One Response to “the world series”

  1. Mark and I were just talking about this kind of thing last night. We went to an event at church called “The View From Here.” Basically, we got to see church from Bob’s perspective. We sat on the platform and watched a really sweet video that played out on the walls of the worship center at lino. Then he came up and talked about how ebc building two more campuses isn’t about us. it’s not about being bigger. it’s about the people that don’t yet know god. the ones that are waiting for a church like eagle brook, so they can find him and experience him in a new way. it’s about all the lives that will be touched, many of whom we don’t even know. it’s about all of us making a sacrifice that won’t even benefit “us” necessarily, but will drastically affect and change others lives…most of whom we don’t know or will never meet. that’s why we do what we do. he then challenged us to make a sacrifice. he told us that a sacrifice shouldn’t be comfortable. he said that we should figure out what is doable, and then take it to the next level. if you are COMFY with the amount, then it’s not a sacrifice. a sacrifice is all about being uncomfortable.

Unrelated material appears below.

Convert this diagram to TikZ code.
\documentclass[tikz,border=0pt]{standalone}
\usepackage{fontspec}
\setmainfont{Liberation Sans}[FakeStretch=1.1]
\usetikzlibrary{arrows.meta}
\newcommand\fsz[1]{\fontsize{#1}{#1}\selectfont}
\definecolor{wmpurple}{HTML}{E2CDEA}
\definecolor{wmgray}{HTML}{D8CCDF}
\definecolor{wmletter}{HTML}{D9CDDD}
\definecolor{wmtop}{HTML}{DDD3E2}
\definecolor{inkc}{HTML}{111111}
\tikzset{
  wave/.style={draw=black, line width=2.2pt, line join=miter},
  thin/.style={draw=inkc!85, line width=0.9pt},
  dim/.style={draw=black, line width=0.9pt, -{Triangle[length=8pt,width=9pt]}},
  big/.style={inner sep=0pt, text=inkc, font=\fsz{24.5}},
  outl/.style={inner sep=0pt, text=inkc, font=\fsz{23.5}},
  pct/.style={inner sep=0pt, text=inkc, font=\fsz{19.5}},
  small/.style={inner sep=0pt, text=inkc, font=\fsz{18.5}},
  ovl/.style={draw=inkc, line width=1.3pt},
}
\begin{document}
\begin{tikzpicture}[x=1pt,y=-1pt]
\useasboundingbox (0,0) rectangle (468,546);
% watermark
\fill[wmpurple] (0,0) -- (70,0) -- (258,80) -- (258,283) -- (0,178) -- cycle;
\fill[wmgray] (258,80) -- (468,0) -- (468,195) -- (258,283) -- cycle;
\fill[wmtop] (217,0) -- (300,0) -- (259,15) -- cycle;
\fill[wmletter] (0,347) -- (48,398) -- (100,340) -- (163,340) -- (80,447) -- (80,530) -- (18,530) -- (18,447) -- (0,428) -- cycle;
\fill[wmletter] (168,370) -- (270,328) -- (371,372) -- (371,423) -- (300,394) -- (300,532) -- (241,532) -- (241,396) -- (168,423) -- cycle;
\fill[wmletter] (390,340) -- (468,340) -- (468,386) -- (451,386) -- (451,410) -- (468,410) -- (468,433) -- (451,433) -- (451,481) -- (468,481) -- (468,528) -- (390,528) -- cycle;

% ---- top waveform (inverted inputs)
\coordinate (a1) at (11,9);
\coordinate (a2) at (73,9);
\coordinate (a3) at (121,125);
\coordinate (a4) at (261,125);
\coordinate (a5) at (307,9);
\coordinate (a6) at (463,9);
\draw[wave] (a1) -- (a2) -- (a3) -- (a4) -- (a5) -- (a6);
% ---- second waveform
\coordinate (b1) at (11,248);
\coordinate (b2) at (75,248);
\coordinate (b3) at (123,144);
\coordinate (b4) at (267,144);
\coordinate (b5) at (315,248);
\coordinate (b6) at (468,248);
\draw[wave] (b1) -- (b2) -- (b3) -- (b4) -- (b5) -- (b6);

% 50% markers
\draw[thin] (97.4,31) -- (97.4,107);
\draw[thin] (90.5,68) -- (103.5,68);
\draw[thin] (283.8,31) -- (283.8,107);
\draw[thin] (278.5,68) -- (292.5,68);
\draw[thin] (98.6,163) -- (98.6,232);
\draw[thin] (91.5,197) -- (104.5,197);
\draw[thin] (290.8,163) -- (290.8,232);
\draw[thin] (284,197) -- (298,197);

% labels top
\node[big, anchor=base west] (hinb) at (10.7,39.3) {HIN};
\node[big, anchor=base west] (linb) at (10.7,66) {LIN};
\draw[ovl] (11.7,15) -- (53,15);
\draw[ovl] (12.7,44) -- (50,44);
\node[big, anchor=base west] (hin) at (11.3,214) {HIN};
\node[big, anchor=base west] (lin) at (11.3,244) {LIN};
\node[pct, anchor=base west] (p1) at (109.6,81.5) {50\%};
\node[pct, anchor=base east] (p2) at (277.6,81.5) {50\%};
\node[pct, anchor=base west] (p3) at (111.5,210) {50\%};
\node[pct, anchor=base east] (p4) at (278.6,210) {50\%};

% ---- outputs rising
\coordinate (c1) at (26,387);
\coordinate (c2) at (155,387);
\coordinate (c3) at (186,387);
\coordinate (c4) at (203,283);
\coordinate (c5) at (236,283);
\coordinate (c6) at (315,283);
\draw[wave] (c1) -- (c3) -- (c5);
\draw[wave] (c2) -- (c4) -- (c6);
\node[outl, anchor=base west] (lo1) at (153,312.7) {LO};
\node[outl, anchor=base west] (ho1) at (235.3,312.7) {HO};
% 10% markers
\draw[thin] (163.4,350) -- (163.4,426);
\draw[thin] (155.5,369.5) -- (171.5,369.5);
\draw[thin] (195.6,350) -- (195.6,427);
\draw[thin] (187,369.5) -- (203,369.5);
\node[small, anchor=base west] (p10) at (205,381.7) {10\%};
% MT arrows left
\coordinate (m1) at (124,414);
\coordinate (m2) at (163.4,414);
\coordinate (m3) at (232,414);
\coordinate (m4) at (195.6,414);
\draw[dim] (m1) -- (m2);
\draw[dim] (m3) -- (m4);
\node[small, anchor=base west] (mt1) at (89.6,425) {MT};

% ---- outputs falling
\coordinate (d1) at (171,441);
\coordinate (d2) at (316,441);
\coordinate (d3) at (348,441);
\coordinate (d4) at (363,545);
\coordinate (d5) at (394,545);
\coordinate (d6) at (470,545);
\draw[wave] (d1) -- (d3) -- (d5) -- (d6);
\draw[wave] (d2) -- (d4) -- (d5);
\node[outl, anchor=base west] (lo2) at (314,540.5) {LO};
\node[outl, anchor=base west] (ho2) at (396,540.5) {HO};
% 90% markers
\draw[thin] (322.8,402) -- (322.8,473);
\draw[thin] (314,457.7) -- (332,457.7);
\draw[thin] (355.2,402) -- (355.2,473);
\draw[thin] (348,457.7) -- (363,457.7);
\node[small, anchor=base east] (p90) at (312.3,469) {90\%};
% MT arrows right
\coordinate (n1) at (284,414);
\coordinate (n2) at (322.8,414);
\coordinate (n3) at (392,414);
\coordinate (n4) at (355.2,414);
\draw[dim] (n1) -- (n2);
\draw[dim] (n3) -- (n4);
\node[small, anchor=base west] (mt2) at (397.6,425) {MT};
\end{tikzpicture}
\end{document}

    mark and i were talking about this on the way home, and i was just thinking about how it’s SO EASY to live a life without God, in this country. in all reality, we don’t NEED him to get us through each day. we aren’t starving on some street corner. we have roofs over our heads, we have food to eat, we have jobs, incomes, toys…stuff. we don’t even know what it’s like to truly NEED and DEPEND on him just to survive each day.

    the idea of making a sacrifice has scared, yet excited me. i think i want to know what it actually feels like to hand something that i feel is rightfully mine (my money), over to God and say, “do what you will do with this, Lord.” i want to have to rely on faith, and his provision. i want him to take my tiny sacrifice, and turn it into something wonderful that changes lives and brings people closer to him.

    it’s not about us. like you said, when he asks me, “what did you do with the resources, relationships and free-will that i gave you?”…i want to be able to answer him knowing that i did what he asked me to. i want to have confidence in knowing that i gave freely, loved unconditionally and lived a life of purpose, and not regret.